Nd3+ doped TZPN glasses for NIR operating single band ratiometric approach of contactless temperature readout

Abstract

The most commonly applied luminescent thermometry (LTs) approach, which are based on the luminescence intensity ratio (LIR), requires integration of the analyzed emission bands. This analysis is often cumbersome and technically challenging due to spectral overlap and vicinity of the two emission bands. These limitations can be overcome by a new, single emission band ratiometric (SBR) approach which involves excitation through thermally induced excited state absorption (ESA) and ground state absorption (GSA). What is more, the frequent problem of low intensity of one of the radiative transitions, which are analyzed in conventional luminescent thermometry, is overcome owing to the involving of the SBR approach. Due to the opposable behavior of the emission intensity with temperature changes upon these two excitation schemes, improved thermal sensitivity can be achieved.

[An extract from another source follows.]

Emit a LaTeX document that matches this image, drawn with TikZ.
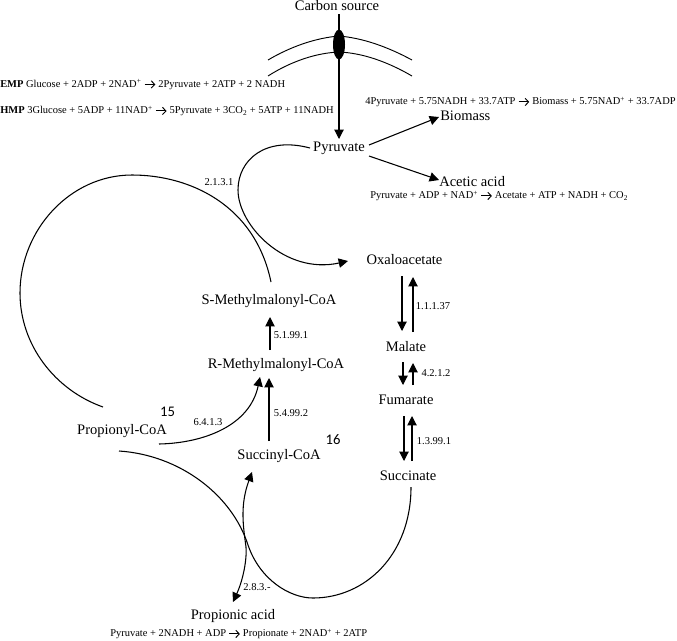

In this work, the suitability of Nd3+-doped oxyfluorotellurite (65-x)TeO2–20ZnF2–12PbO–3Nb2O5–xNd2O3 (x = 0.1, 1, 2, 5 and 10) glasses (TZPN) was analyzed for SBR-based luminescent thermometry. To excite Nd3+ ions, the 808 nm and 1060 nm wavelengths, which are related to GSA and ESA, respectively, were involved. In the biological temperature range the relative sensitivity reached SR = 2.95%/°C. The highest value of SR = 6.15%/°C was obtained at low temperature range for the 10%Nd3+:TZPN glass LT and decreased below 1%/°C only at temperatures above 200 °C.